Schließlich räumte selbst der Generalsekretär des Organisationskomitees, Hassan al-Thawadi, kürzlich ein, dass es insgesamt in Zusammenhang mit Projekten für und rund um die WM 400 bis 500 Tote zu beklagen gab; Menschenrechtsorganisationen sprechen von weit mehr. Gelbe Karten für Menschenrechtsverletzungen gab es von Infantino nie, stattdessen verteilte er auf dem Rasen in seinem zehnminütigen Einsatz zwei, ehe er von einer Schiedsrichterin abgelöst wurde. Auch das sollte wohl eine Botschaft sein.
Aber Message Control können andere anscheinend besser. Denn die Botschaft, die ankommt, wirkt nur wenige Tage nach dem internationalen Tag der Menschenrechte für viele der von der prekärenden Situation Betroffenen eher wie eine Verhöhnung des Gegners; da konnten zahlreiche Ex-Nationalspieler wie der Brasilianer Cafu, der Engländer John Terry und der Niederländer Clarence Seedorf noch so nach Infantinos Pfeife tanzen.
Den Gastarbeitern und Minderheiten bringt die Aktion jedenfalls eher wenig.
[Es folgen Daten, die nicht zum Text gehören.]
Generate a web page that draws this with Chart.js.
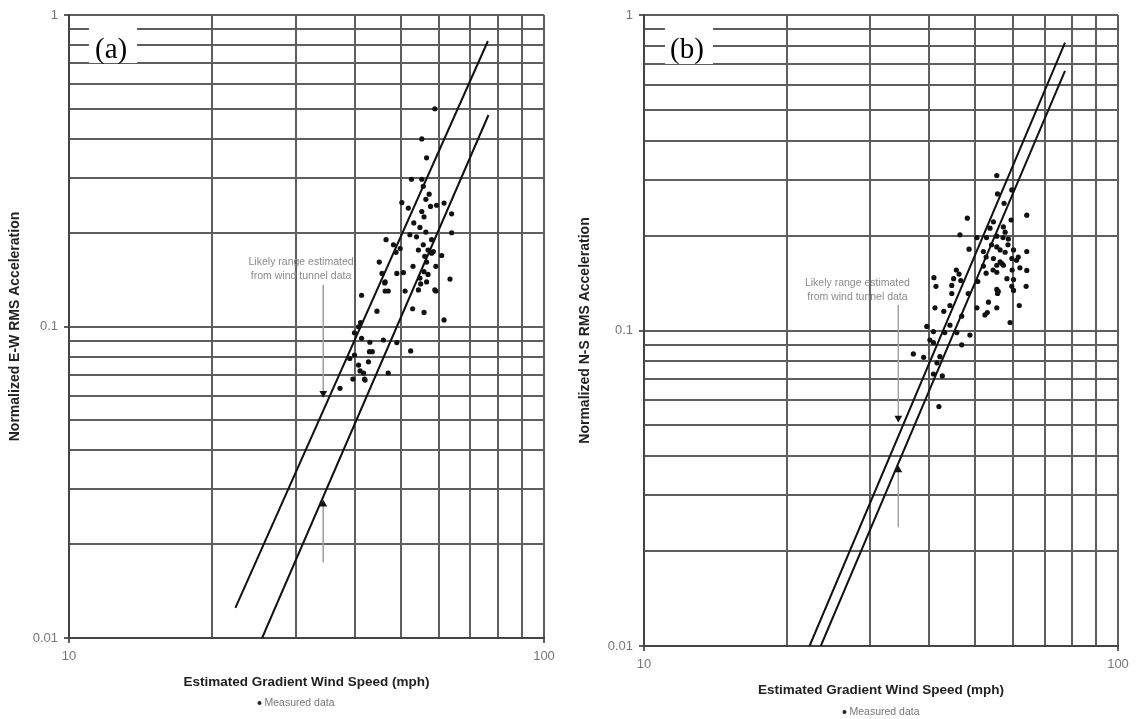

Dabei gibt es viele andere Initiativen, die weniger nach Aufmerksamkeit heischen, aber wirkungsvollere Hilfe leisten. Der niederländische Verband versteigert seine Trikots zugunsten von Gastarbeitern, in Österreich spendet etwa der Verein "Respekt.net" bei der Initiative "Strafraum Katar" pro bei der WM gefallenes Tor einen Euro an karitative Einrichtungen.
Das mag als Tropfen auf den heißen Stein erscheinen. Es ist jedenfalls alles besser als eine Fifa-Infantino-PR-Show als Tropfen, der für viele das Fass erst recht zum Überlaufen bringt. Mit Menschenrechten sollte man sich halt keinen Jux(-Kick) machen.